Demodulation is the act of extracting the original information-bearing signal from a modulated carrier wave. A demodulator is an electronic circuit used to recover the information content from the modulated carrier wave.[1]

These terms are traditionally used in connection with radio receivers, but many other systems use many kinds of demodulator. Another common one is in a modem, which is a contraction of the terms modulator/demodulator.


There are several ways of demodulation depending on what parameters of the base-band signal are transmitted in the carrier signal, such as amplitude, frequency or phase. For example, for a signal modulated with a linear modulation, like AM (Amplitude Modulated), we can use a synchronous detector. On the other hand, for a signal modulated with an angular modulation, we must use an FM (Frequency Modulated) demodulator or a PM (Phase Modulated) demodulator. Different kinds of circuits perform these functions.

Many techniques—such as carrier recovery, clock recovery, bit slip, frame synchronization, rake receiver, pulse compression, Received Signal Strength Indication, error detection and correction, etc. -- are only performed by demodulators, although any specific demodulator may perform only some or none of these techniques.

AM radio[]

An AM signal encodes the information onto the carrier wave by varying its amplitude in direct sympathy with the analogue signal to be sent. There are two methods used to demodulate AM signals.

The envelope detector is a very simple method of demodulation. It consists of anything that will pass current in one direction only, that is, a rectifier. This may be in the form of a single diode, or may be more complex. Many natural substances exhibit this rectification behaviour, which is why it was the earliest modulation and demodulation technique used in radio. The crystal set exploits the simplicity of the modulation to produce an AM receiver with very few parts.

The product detector multiplies the incoming signal by the signal of a local oscillator with the same frequency and phase as the carrier of the incoming signal. After filtering the original audio signal will result. This method will decode both AM and SSB, although if the phase cannot be determined a more complex setup is required.

An AM signal can be rectified without requiring a coherent demodulator. For example, the signal can be passed through an envelope detector (a diode rectifier). The output will follow the same curve as the input baseband signal. There are forms of AM in which the carrier is reduced or suppressed entirely, which require coherent demodulation. For further reading, see sideband.

FM radio[]

Frequency modulation or FM is more complex. It has numerous advantages over AM, such as better fidelity and noise immunity. However, it is much more complex to both modulate and demodulate a carrier wave with FM, and AM predates it by several decades.

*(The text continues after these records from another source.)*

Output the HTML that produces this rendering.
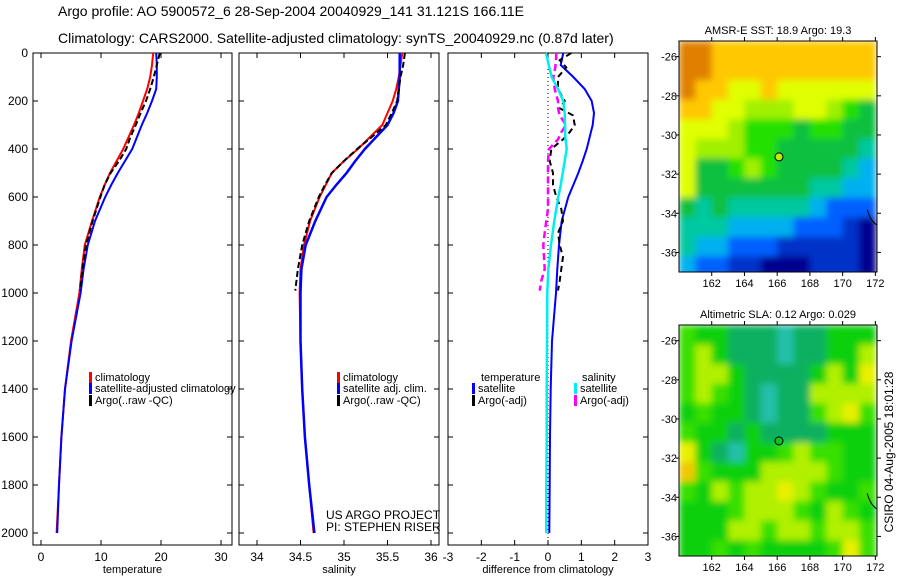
<!DOCTYPE html>
<html><head><meta charset="utf-8">
<style>
body{margin:0;background:#fff;}
svg{display:block;font-family:"Liberation Sans",sans-serif;}
</style></head>
<body>
<svg id="chart" width="900" height="580" viewBox="0 0 900 580">
<defs>
<filter id="soft" x="-5%" y="-5%" width="110%" height="110%"><feGaussianBlur stdDeviation="3.5" edgeMode="duplicate"/></filter>
</defs>
<text x="58" y="16" font-size="14">Argo profile: AO 5900572_6 28-Sep-2004 20040929_141 31.121S 166.11E</text>
<text x="58" y="43" font-size="14">Climatology: CARS2000. Satellite-adjusted climatology: synTS_20040929.nc (0.87d later)</text>
<text transform="translate(893,452) rotate(-90)" font-size="12" text-anchor="middle">CSIRO 04-Aug-2005 18:01:28</text>
<g id="g"></g>
</svg>
<script>
// ---- data ----
const depthTicks=[0,200,400,600,800,1000,1200,1400,1600,1800,2000];
const depths=[0,50,100,150,200,250,300,350,400,450,500,550,600,700,800,900,1000,1200,1400,1600,1800,2000];
const tempClim=[18.7,18.5,18.2,17.7,17.0,16.3,15.5,14.6,13.7,12.6,11.5,10.6,9.8,8.5,7.3,6.8,6.4,5.0,4.0,3.4,3.0,2.6];
const tempSat=[19.2,19.3,19.3,19.2,18.5,17.7,16.8,16.0,15.2,14.0,12.8,11.7,10.7,9.0,7.8,7.1,6.6,5.1,4.0,3.4,3.0,2.7];
const argoDepths=[0,50,100,150,200,250,300,350,400,450,500,550,600,700,800,900,990];
const tempArgo=[19.8,19.3,18.8,18.2,17.5,16.6,15.8,14.9,14.2,13.0,11.6,10.6,9.9,8.6,7.5,6.9,6.5];
const salClim=[35.67,35.65,35.63,35.6,35.56,35.5,35.44,35.3,35.16,35.0,34.86,34.79,34.72,34.61,34.54,34.5,34.49,34.5,34.52,34.55,34.6,34.65];
const salSat=[35.64,35.64,35.64,35.63,35.62,35.57,35.5,35.37,35.24,35.13,35.03,34.91,34.8,34.67,34.56,34.51,34.5,34.5,34.52,34.55,34.6,34.66];
const salArgo=[35.7,35.68,35.65,35.63,35.61,35.55,35.48,35.32,35.15,35.0,34.86,34.78,34.71,34.6,34.52,34.47,34.44];
const dTempSat=[0.46,0.38,0.76,1.1,1.31,1.38,1.34,1.25,1.16,1.04,0.91,0.76,0.61,0.41,0.33,0.28,0.24,0.12,0.08,0.06,0.05,0.04];
const dSalSat=[-0.06,0.02,0.11,0.3,0.46,0.5,0.51,0.52,0.56,0.5,0.44,0.38,0.31,0.19,0.09,0.01,-0.02,-0.03,-0.04,-0.04,-0.05,-0.05];
const dArgoDepths=[0,30,60,100,150,200,230,260,300,330,360,400,450,500,550,600,650,700,750,800,850,900,950,990];
const dTempArgo=[0.7,0.35,0.55,0.3,0.3,0.5,0.35,0.75,0.8,0.65,0.45,0.1,0.05,0.15,0.15,0.25,0.4,0.45,0.3,0.35,0.45,0.4,0.35,0.3];
const dSalArgo=[0.25,0.24,0.22,0.16,0.2,0.3,0.3,0.35,0.54,0.4,0.3,0.03,0.0,0.0,0.0,0.0,0.0,-0.05,-0.1,-0.14,-0.12,-0.1,-0.2,-0.25];
const tTicks=[0,10,20,30], sTicks=[34,34.5,35,35.5,36], dTicks=[-3,-2,-1,0,1,2,3];
const lonTicks=[162,164,166,168,170,172], latTicks=[-26,-28,-30,-32,-34,-36];
const sstGrid=[
[10,10,9,9,9,9,9,9,9,9,9,9],
[10,10,9,9,9,9,9,9,9,9,9,9],
[10,9,9,8,8,9,8,8,8,8,8,8],
[9,9,8,8,7,7,7,8,8,7,6,5],
[8,8,8,7,6,6,6,5,6,6,5,5],
[8,7,7,7,6,6,5,5,5,5,5,4],
[8,5,5,6,7,6,5,5,5,5,4,3],
[8,5,5,5,5,5,5,5,4,4,3,3],
[5,4,5,4,4,4,4,4,3,2,2,2],
[4,4,4,3,3,3,3,2,2,2,1,0],
[4,3,3,2,2,2,1,1,1,1,1,0],
[3,2,2,1,1,0,0,0,1,1,1,0]];
const slaGrid=[
[6,5,5,4,4,4,3,4,4,5,5,5],
[6,7,5,4,4,4,3,4,4,5,5,7],
[6,7,7,5,4,4,4,4,5,7,5,8],
[6,7,6,5,4,3,4,4,7,7,7,7],
[5,6,5,5,4,3,4,4,6,7,8,6],
[6,5,5,4,5,4,4,4,4,5,5,5],
[8,5,4,3,5,5,6,7,6,6,5,5],
[9,6,5,5,5,7,7,7,7,6,5,5],
[6,5,7,6,7,7,8,7,6,5,5,6],
[5,5,5,6,7,7,7,6,5,7,6,5],
[5,5,5,7,7,6,7,7,6,7,7,6],
[5,5,6,5,6,5,5,5,5,6,8,6]];
const floatLon=166.11, floatLat=-31.121;

// ---- drawing ----
const NS='http://www.w3.org/2000/svg', G=document.getElementById('g');
function mk(tag,attrs,parent){const e=document.createElementNS(NS,tag);for(const k in attrs)e.setAttribute(k,attrs[k]);(parent||G).appendChild(e);return e;}
const yTop=53, yScale=0.24;
const yD=d=>yTop+d*yScale;
const panels=[
 {x0:33,x1:232,vmin:-1.33,vmax:31.83,ticks:tTicks,title:'temperature',name:'temperature'},
 {x0:239,x1:439,vmin:33.793,vmax:36.092,ticks:sTicks,title:'salinity',name:'salinity'},
 {x0:448,x1:648,vmin:-3,vmax:3,ticks:dTicks,title:'difference from climatology',name:'difference'}];
panels.forEach(p=>{p.sx=v=>p.x0+(v-p.vmin)/(p.vmax-p.vmin)*(p.x1-p.x0);});
const yBot=545;
panels.forEach((p,i)=>{
  const r=mk('rect',{x:p.x0,y:yTop,width:p.x1-p.x0,height:yBot-yTop,fill:'none',stroke:'#000','stroke-width':1});
  
  
  p.ticks.forEach(t=>{
    const x=p.sx(t);
    mk('line',{x1:x,x2:x,y1:yBot,y2:yBot-5,stroke:'#000'});
    mk('line',{x1:x,x2:x,y1:yTop,y2:yTop+5,stroke:'#000'});
    const tx=mk('text',{x:x,y:yBot+16,'font-size':12,'text-anchor':'middle'});
    tx.textContent=String(t);
    
    
  });
  depthTicks.forEach(d=>{
    const y=yD(d);
    mk('line',{x1:p.x0,x2:p.x0+5,y1:y,y2:y,stroke:'#000'});
    mk('line',{x1:p.x1,x2:p.x1-5,y1:y,y2:y,stroke:'#000'});
    if(i===0){
      const tx=mk('text',{x:28,y:y+4,'font-size':12,'text-anchor':'end'});
      tx.textContent=String(d);
      
      
    }
  });
  const at=mk('text',{x:(p.x0+p.x1)/2,y:yBot+28,'font-size':11,'text-anchor':'middle'});
  at.textContent=p.title;
  
  
});
function line(p,vals,ds,color,w,dash,name){
  const pts=vals.map((v,i)=>p.sx(v).toFixed(1)+','+yD(ds[i]).toFixed(1)).join(' ');
  const a={points:pts,fill:'none',stroke:color,'stroke-width':w};
  if(dash)a['stroke-dasharray']=dash;
  const e=mk('polyline',a);
  
  
}
const P=panels;
line(P[0],tempClim,depths,'#f00',2,null,'temp-climatology-line');
line(P[0],tempSat,depths,'#00f',2,null,'temp-satellite-line');
line(P[0],tempArgo,argoDepths,'#000',2,'6,3','temp-argo-line');
line(P[1],salClim,depths,'#f00',2,null,'sal-climatology-line');
line(P[1],salSat,depths,'#00f',2.5,null,'sal-satellite-line');
line(P[1],salArgo,argoDepths,'#000',2,'6,3','sal-argo-line');
const zl=mk('line',{x1:P[2].sx(0),x2:P[2].sx(0),y1:yTop,y2:yBot,stroke:'#000','stroke-dasharray':'1,3'});


line(P[2],dTempSat,depths,'#00f',2,null,'diff-temp-satellite-line');
line(P[2],dTempArgo,dArgoDepths,'#000',2,'6,4','diff-temp-argo-line');
line(P[2],dSalArgo,dArgoDepths,'#f0f',2.5,'7,4','diff-sal-argo-line');
line(P[2],dSalSat,depths,'#0ee',2.5,null,'diff-sal-satellite-line');

function legend(x,y,color,label,name){
  const b=mk('rect',{x:x,y:y-9,width:3,height:11,fill:color});
  
  
  if(label){const t=mk('text',{x:x+6,y:y,'font-size':11});t.textContent=label;
  
  }
}
function txt(x,y,s,name,size){const t=mk('text',{x:x,y:y,'font-size':size||11});t.textContent=s;
  
  }
legend(89,381,'#f00','climatology','legend-climatology');
legend(89,392,'#00f','satellite-adjusted climatology','legend-satellite');
legend(89,404,'#000','Argo(..raw -QC)','legend-argo');
legend(337,381,'#f00','climatology','legend2-climatology');
legend(337,392,'#00f','satellite adj. clim.','legend2-satellite');
legend(337,404,'#000','Argo(..raw -QC)','legend2-argo');
txt(326,519,'US ARGO PROJECT','project-label',12);
txt(326,531,'PI: STEPHEN RISER','pi-label',12);
txt(481,381,'temperature','legend3-temperature-heading');
legend(472,392,'#00f','satellite','legend3-temp-satellite');
legend(472,404,'#000','Argo(-adj)','legend3-temp-argo');
txt(582,381,'salinity','legend3-salinity-heading');
legend(574,392,'#0ee','satellite','legend3-sal-satellite');
legend(574,404,'#f0f','Argo(-adj)','legend3-sal-argo');

// ---- maps ----
const sstColors=['#00008f','#0030c8','#0060ff','#00b0f0','#00c8a0','#10c040','#20e000','#a0f000','#e0ff00','#ffc800','#e08000'];
const slaColors=['#0000a0','#0040ff','#00a0ff','#20c0a8','#10b060','#10d010','#38e000','#b0f000','#e8f000','#f0c800'];
function map(top,bottom,grid,colors,title,name,dotFill){
  const x0=679,x1=877,lon0=160.0,lon1=172.1,lat0=-25.2,lat1=-37.0;
  const sx=l=>x0+(l-lon0)/(lon1-lon0)*(x1-x0);
  const sy=l=>top+(l-lat0)/(lat1-lat0)*(bottom-top);
  const cid='clip-'+name;
  const cp=mk('clipPath',{id:cid});mk('rect',{x:x0,y:top,width:x1-x0,height:bottom-top},cp);
  const outer=mk('g',{'clip-path':'url(#'+cid+')'});
  const g=mk('g',{filter:'url(#soft)'},outer);
  
  
  grid.forEach((row,r)=>row.forEach((v,c)=>{
    const xa=sx(lon0+c), xb=sx(lon0+c+1.05), ya=sy(lat0-r), yb=sy(lat0-r-1.05);
    mk('rect',{x:xa,y:ya,width:xb-xa,height:yb-ya,fill:colors[v]},g);
  }));
  const fr=mk('rect',{x:x0,y:top,width:x1-x0,height:bottom-top,fill:'none',stroke:'#000'});
  
  
  lonTicks.forEach(l=>{const x=sx(l);
    mk('line',{x1:x,x2:x,y1:top,y2:top-4,stroke:'#000'});
    mk('line',{x1:x,x2:x,y1:bottom,y2:bottom+4,stroke:'#000'});
    const t=mk('text',{x:x,y:bottom+15,'font-size':11,'text-anchor':'middle'});t.textContent=String(l);
    
    });
  latTicks.forEach(l=>{const y=sy(l);
    mk('line',{x1:x0,x2:x0-3,y1:y,y2:y,stroke:'#000'});
    mk('line',{x1:x1,x2:x1+4,y1:y,y2:y,stroke:'#000'});
    const t=mk('text',{x:x0-2,y:y+4,'font-size':11,'text-anchor':'end'});t.textContent=String(l);
    
    });
  const tt=mk('text',{x:(x0+x1)/2,y:top-7,'font-size':11,'text-anchor':'middle'});tt.textContent=title;
  
  
  const c=mk('circle',{cx:sx(floatLon),cy:sy(floatLat),r:4,fill:dotFill,stroke:'#000','stroke-width':1});
  
  
  mk('path',{d:`M${sx(171.5)} ${sy(-33.8)} Q${sx(171.7)} ${sy(-34.4)} ${x1} ${sy(-34.6)}`,fill:'none',stroke:'#000'});
}
map(41,272,sstGrid,sstColors,'AMSR-E SST: 18.9 Argo: 19.3','sst-map','#b8f000');
map(325,556,slaGrid,slaColors,'Altimetric SLA: 0.12 Argo: 0.029','sla-map','#10c020');
</script>
</body></html>
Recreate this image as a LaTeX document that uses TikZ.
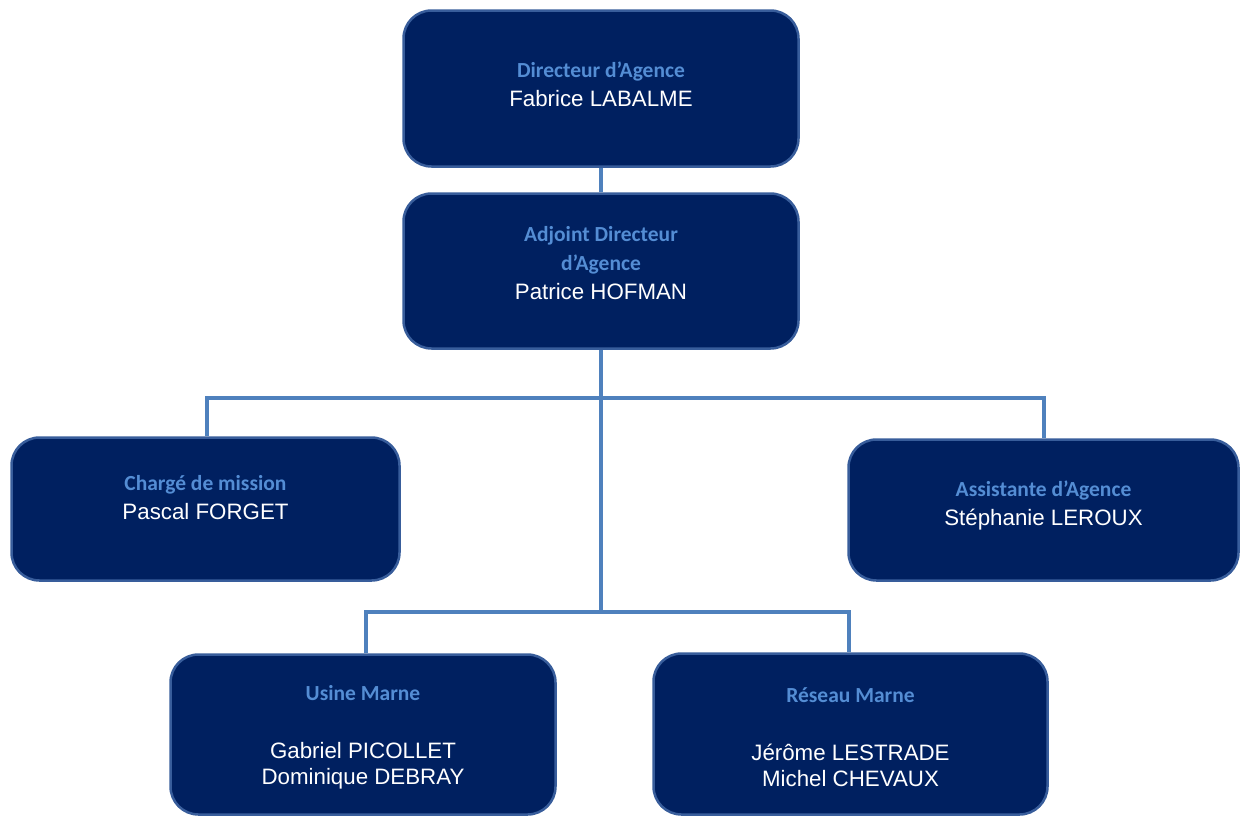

There are several common types of FM demodulator:

  • The quadrature detector, which phase shifts the signal by 90 degrees and multiplies it with the unshifted version. One of the terms that drops out from this operation is the original information signal, which is selected and amplified.
  • The signal is fed into a phase-locked loop and the error signal is used as the demodulated signal.
  • The most common is a Foster-Seeley discriminator. This is composed of an electronic filter which decreases the amplitude of some frequencies relative to others, followed by an AM demodulator. If the filter response changes linearly with frequency, the final analog output will be proportional to the input frequency, as desired.
  • Another method uses two AM demodulators, one tuned to the high end of the band and the other to the low end, and feed the outputs into a difference amp.
  • Ratio detector
  • Using a digital signal processor, as used in software-defined radio.